(AIM): The required output is the block of lines from the line with "Output the Python" to the line with "from matplotlib.patches import Rectangle", endpoints included and pictures omitted.

(ENTRIES SHOWN):
====
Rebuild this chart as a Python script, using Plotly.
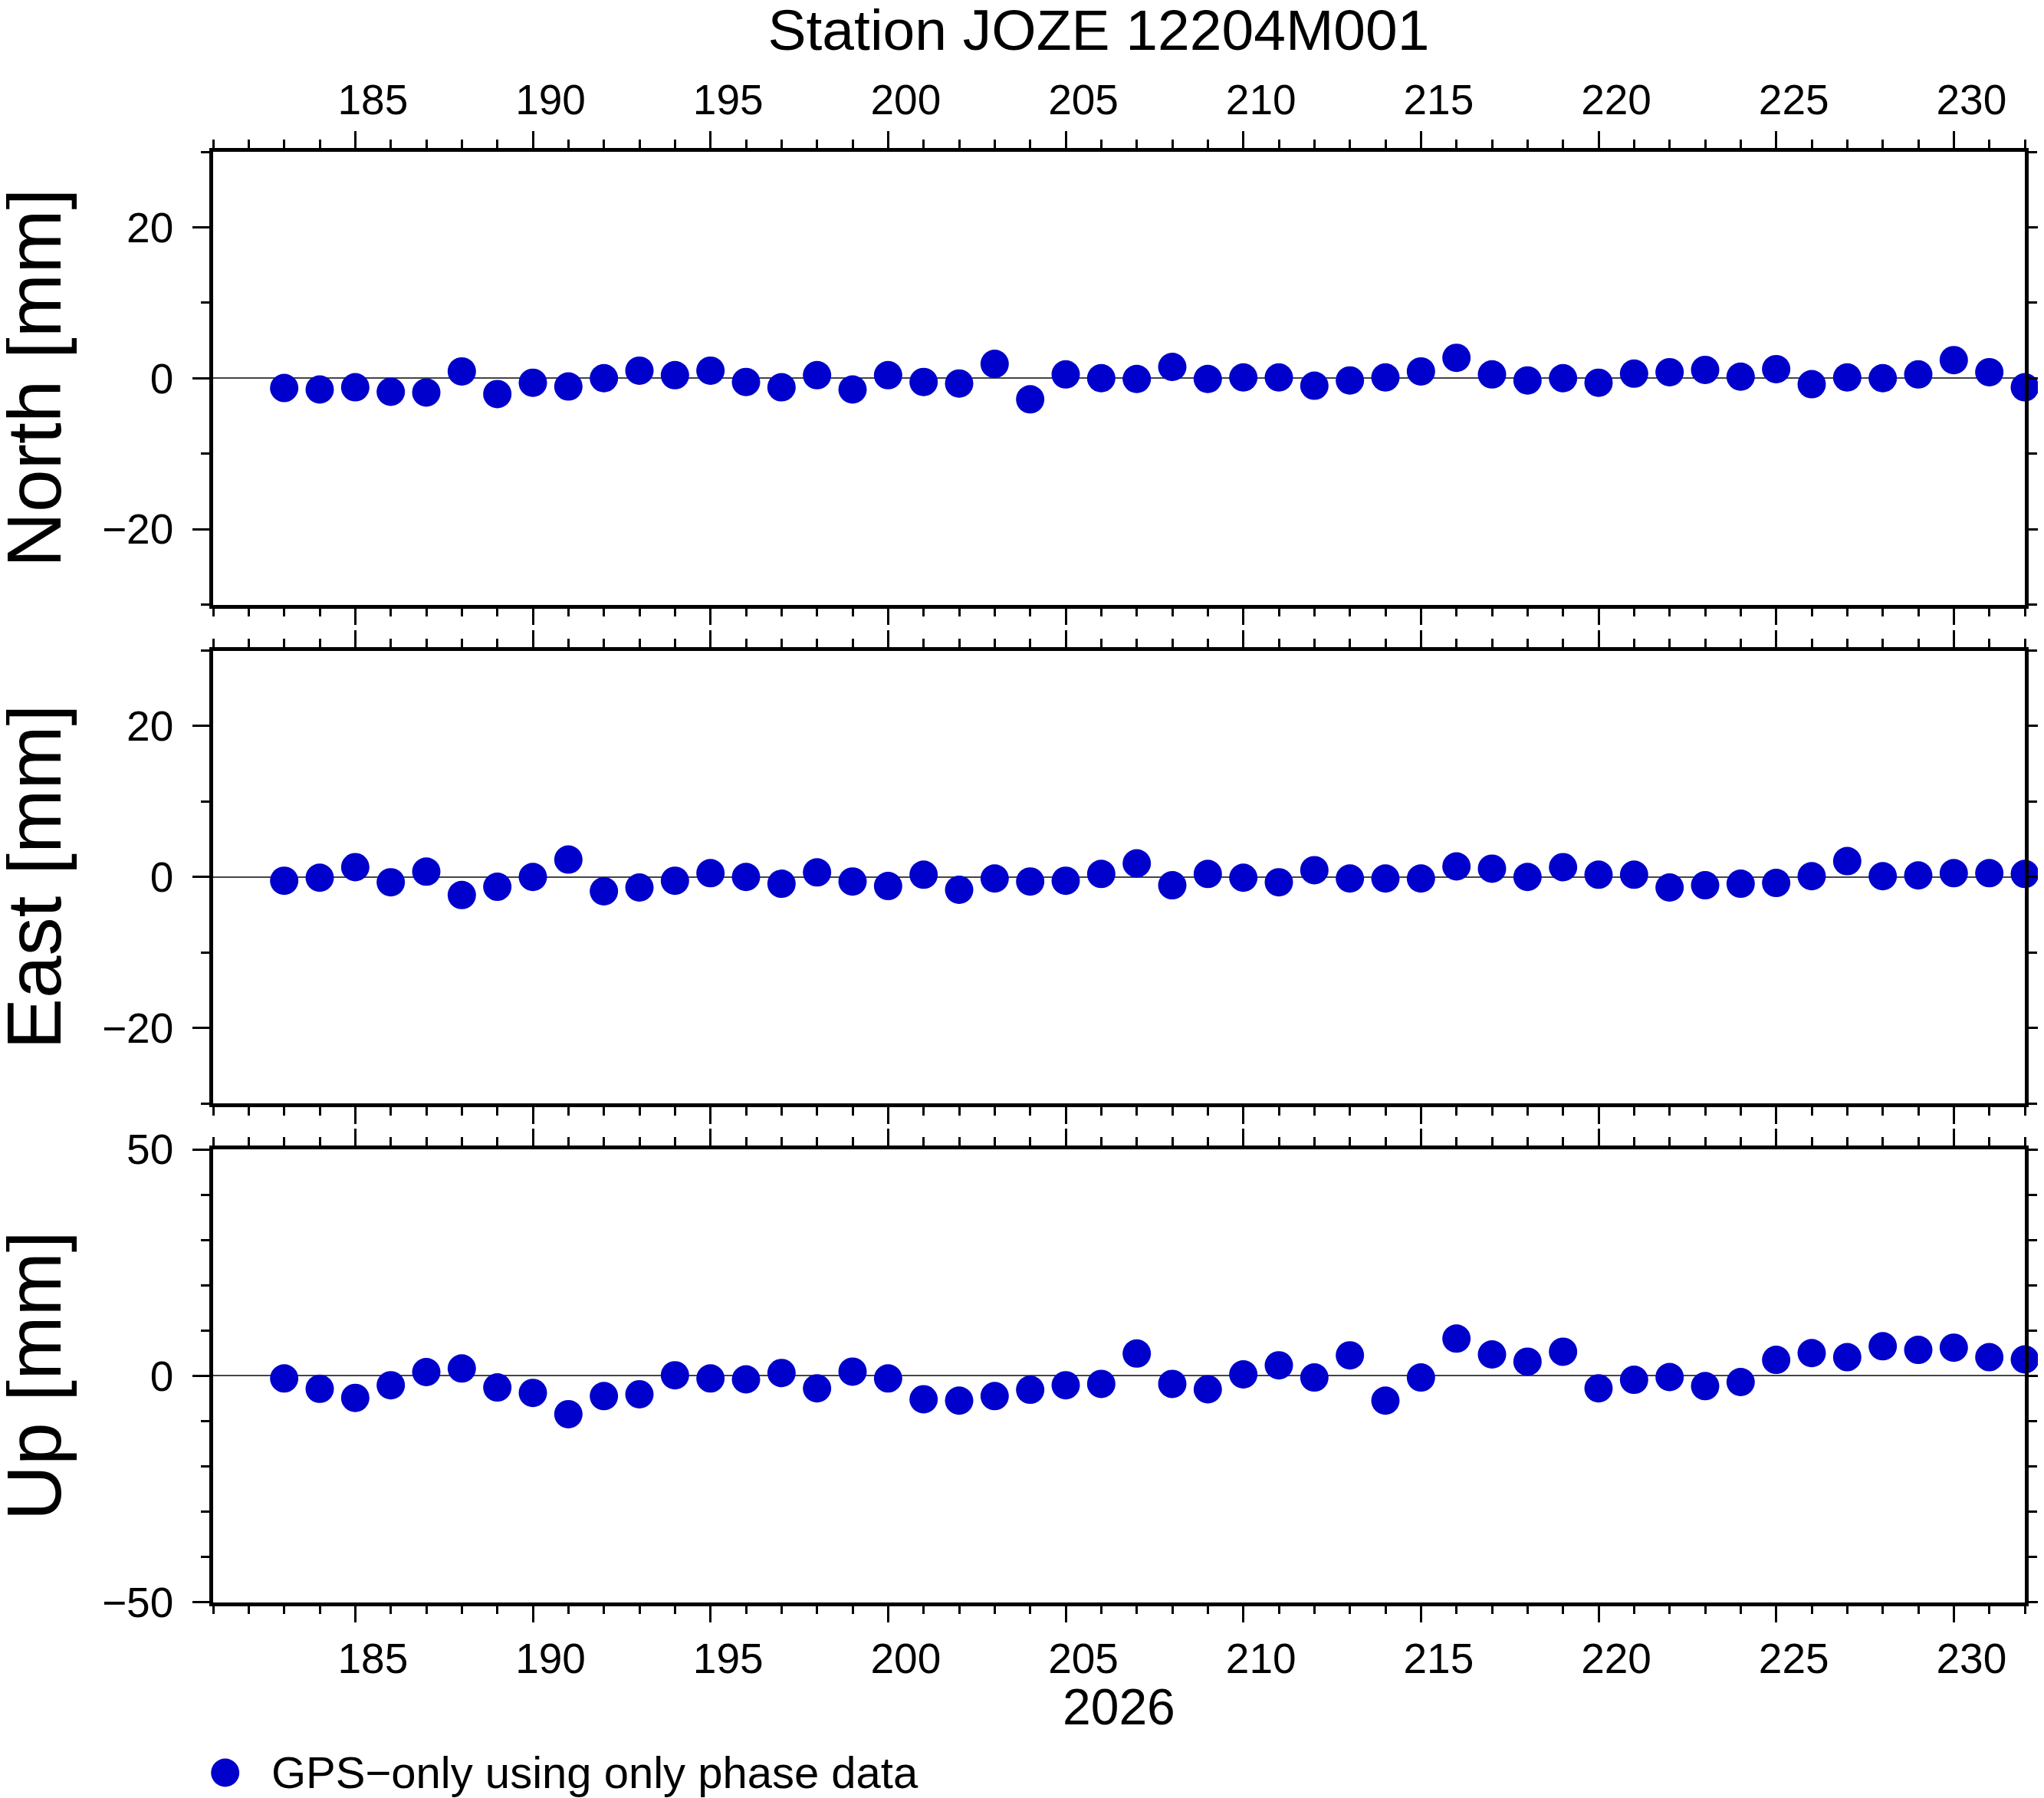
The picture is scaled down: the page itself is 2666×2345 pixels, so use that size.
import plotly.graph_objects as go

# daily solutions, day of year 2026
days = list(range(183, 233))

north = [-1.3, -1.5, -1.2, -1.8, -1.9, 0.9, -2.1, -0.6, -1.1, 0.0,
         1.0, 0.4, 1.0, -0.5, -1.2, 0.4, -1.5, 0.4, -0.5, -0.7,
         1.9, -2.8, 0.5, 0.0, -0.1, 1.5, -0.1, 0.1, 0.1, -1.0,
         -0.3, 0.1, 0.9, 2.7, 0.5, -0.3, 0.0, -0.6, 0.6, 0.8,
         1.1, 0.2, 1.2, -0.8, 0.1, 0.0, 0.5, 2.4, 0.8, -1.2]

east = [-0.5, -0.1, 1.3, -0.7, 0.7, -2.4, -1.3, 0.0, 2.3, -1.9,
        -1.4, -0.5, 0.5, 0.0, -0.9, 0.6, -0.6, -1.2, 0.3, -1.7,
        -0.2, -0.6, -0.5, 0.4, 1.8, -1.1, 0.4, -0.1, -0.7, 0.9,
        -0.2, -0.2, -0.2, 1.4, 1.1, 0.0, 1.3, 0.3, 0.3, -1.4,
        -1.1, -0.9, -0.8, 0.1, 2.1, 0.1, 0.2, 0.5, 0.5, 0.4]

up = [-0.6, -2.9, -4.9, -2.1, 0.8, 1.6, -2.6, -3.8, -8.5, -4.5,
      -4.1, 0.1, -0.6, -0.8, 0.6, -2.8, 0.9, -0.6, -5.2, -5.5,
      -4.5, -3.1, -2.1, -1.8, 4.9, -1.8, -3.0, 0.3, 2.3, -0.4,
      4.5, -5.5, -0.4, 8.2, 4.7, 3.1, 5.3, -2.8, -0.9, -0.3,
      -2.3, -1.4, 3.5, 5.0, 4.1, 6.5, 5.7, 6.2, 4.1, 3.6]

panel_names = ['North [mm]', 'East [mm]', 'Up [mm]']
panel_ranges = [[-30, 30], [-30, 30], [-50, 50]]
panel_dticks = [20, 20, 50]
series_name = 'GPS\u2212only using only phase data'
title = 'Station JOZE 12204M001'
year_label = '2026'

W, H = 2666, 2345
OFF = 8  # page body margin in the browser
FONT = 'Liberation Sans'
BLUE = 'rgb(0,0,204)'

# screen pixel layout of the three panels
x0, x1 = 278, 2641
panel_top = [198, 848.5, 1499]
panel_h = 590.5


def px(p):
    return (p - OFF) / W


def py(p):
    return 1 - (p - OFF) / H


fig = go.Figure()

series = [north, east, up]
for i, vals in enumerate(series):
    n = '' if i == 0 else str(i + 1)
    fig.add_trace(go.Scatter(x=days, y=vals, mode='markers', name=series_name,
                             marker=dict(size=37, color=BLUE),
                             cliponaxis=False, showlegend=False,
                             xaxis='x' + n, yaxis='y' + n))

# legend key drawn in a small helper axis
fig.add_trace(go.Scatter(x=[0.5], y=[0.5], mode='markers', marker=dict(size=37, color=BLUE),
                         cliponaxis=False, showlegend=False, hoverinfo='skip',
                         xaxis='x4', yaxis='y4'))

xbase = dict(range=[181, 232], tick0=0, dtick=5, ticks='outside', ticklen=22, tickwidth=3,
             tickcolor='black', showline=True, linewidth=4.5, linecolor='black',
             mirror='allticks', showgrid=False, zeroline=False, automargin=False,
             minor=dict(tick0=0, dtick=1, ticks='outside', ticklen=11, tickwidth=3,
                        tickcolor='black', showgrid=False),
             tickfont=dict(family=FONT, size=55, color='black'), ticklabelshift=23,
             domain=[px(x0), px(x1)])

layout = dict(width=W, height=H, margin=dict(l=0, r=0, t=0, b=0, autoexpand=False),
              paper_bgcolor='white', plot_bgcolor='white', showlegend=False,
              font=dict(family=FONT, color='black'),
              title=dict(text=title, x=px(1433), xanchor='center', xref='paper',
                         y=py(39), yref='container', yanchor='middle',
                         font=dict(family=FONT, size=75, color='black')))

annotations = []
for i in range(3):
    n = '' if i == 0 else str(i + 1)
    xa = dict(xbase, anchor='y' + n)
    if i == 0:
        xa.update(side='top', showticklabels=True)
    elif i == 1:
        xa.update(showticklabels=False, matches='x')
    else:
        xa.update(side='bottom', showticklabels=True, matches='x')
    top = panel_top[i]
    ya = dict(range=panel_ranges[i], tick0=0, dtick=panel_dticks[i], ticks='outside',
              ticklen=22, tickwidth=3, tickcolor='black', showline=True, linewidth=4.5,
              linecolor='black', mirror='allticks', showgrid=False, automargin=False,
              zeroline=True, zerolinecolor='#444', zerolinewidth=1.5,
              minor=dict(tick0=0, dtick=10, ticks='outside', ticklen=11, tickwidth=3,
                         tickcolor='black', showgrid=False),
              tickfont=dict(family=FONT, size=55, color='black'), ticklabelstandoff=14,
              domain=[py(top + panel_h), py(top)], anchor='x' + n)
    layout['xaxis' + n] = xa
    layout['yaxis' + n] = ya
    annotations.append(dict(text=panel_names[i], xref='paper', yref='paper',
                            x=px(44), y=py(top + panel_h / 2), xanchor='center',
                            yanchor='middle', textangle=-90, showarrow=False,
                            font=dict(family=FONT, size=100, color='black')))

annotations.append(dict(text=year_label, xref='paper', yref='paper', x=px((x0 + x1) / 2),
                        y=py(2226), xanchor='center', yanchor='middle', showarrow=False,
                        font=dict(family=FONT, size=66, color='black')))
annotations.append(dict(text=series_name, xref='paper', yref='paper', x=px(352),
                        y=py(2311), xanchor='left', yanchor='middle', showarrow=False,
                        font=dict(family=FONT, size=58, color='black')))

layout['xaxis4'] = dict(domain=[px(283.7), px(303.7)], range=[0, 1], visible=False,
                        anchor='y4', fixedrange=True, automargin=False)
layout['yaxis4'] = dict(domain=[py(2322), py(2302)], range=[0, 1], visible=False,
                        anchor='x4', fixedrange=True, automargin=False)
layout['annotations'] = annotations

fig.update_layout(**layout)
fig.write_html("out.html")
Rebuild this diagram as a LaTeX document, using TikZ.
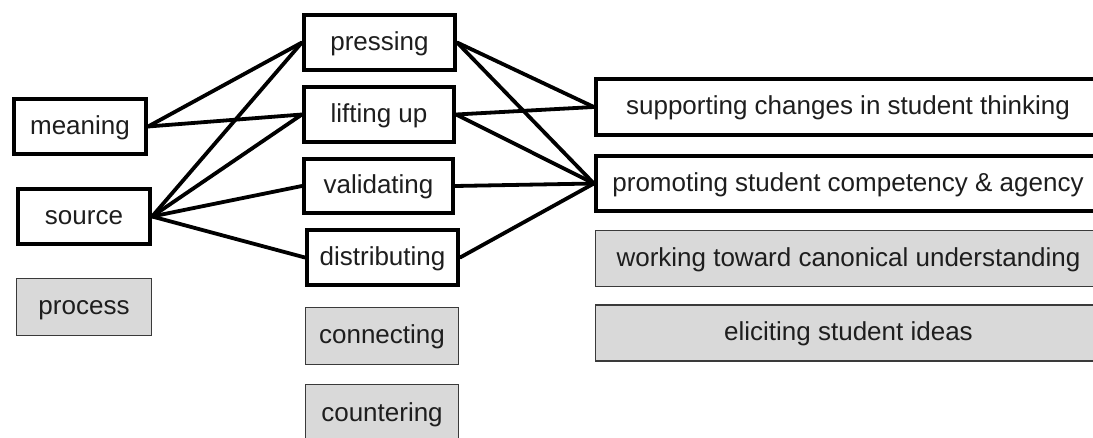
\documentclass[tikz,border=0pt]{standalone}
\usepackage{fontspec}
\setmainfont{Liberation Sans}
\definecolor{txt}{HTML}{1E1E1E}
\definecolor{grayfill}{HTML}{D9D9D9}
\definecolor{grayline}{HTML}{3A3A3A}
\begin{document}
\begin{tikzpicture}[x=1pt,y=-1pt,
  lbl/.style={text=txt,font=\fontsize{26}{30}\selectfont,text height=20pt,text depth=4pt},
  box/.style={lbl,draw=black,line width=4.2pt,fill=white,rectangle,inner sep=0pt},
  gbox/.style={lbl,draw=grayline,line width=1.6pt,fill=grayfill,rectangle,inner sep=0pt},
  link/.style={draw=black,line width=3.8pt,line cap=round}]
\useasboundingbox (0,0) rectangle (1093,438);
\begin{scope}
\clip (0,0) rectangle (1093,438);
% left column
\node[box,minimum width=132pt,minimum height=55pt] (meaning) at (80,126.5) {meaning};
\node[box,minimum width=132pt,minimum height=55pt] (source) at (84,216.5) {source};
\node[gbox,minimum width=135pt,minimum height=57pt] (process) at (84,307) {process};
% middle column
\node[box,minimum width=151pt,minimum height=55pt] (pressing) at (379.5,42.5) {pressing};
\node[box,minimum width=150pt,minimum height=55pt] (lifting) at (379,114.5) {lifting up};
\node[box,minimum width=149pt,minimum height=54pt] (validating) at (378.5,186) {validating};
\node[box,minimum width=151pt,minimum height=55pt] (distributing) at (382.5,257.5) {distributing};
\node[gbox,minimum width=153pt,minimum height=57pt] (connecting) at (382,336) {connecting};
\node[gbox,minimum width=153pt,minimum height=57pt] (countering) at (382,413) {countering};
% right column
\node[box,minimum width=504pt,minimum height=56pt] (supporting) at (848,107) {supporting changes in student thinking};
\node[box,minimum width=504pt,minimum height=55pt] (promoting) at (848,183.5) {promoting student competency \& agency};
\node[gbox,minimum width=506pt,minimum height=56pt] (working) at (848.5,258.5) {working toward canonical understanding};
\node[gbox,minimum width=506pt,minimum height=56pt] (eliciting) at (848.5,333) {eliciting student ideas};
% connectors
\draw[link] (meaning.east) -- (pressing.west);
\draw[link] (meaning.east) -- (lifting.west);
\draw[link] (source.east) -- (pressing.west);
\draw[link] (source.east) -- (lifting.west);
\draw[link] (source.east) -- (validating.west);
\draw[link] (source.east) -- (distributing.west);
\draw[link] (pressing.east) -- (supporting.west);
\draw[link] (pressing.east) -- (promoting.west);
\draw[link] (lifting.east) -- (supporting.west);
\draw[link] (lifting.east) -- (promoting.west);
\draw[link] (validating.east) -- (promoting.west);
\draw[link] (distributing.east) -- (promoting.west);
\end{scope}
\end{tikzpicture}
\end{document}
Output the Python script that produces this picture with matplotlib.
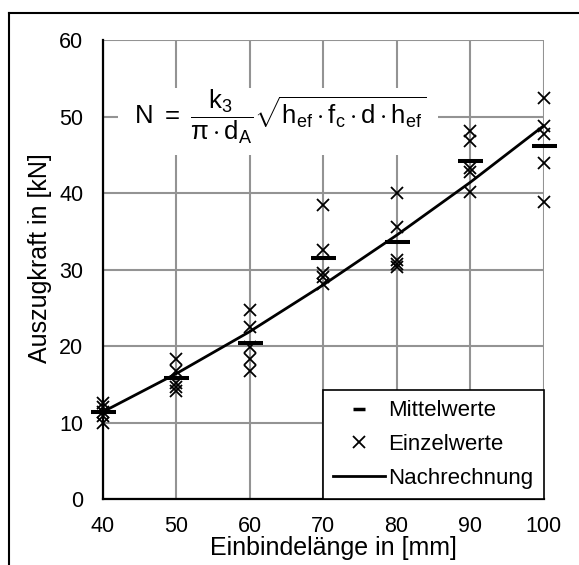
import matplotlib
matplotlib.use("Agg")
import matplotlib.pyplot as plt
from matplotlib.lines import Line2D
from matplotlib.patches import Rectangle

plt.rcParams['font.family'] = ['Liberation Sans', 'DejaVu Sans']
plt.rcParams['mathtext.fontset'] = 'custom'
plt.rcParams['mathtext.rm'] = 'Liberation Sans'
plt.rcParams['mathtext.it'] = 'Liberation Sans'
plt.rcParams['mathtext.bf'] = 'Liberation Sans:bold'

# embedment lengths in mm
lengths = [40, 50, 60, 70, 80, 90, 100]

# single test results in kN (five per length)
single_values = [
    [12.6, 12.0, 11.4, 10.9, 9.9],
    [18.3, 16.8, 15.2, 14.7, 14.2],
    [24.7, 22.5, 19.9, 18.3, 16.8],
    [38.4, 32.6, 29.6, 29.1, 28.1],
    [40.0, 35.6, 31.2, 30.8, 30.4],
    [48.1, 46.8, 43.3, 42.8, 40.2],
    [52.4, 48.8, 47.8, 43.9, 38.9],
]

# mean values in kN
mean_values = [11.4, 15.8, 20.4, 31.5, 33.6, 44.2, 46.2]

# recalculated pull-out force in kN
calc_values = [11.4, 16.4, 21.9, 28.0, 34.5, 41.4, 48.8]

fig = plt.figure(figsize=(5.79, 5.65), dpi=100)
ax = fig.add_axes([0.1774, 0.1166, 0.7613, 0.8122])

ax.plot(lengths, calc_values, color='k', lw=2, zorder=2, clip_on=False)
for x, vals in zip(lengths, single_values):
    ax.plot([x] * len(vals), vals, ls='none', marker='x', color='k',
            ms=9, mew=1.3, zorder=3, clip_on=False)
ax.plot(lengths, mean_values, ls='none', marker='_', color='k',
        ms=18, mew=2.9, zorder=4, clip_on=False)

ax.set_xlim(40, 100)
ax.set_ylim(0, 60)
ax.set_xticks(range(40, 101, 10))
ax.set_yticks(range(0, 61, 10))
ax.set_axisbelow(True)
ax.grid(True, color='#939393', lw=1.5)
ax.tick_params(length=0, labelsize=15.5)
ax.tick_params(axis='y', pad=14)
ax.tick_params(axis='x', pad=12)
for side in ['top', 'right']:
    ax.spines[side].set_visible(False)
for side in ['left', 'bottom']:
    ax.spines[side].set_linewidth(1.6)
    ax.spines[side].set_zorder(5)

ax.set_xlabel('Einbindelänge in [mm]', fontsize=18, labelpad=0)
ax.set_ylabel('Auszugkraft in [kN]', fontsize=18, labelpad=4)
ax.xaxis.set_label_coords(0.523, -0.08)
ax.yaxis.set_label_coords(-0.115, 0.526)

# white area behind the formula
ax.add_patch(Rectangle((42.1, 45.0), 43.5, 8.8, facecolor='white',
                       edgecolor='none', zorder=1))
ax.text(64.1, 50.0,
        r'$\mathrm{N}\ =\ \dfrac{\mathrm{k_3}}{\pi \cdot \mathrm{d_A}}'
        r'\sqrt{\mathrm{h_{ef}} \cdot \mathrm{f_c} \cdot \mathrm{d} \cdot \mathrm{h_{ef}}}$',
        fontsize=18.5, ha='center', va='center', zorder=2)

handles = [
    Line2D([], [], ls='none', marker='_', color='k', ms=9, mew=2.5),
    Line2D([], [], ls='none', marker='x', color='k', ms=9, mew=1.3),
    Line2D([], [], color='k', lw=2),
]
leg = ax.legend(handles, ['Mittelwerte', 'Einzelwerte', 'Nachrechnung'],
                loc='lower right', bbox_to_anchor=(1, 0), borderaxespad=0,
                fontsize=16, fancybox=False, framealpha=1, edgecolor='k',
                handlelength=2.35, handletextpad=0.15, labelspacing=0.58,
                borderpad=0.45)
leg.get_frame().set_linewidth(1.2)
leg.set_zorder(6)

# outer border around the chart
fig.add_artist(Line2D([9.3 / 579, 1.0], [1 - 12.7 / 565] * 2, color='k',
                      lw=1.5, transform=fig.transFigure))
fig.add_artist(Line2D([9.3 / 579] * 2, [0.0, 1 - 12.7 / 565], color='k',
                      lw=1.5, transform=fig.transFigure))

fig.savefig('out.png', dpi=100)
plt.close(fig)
====
(RESULT):
Output the Python script that produces this picture with matplotlib.
import matplotlib
matplotlib.use("Agg")
import matplotlib.pyplot as plt
from matplotlib.lines import Line2D
from matplotlib.patches import Rectangle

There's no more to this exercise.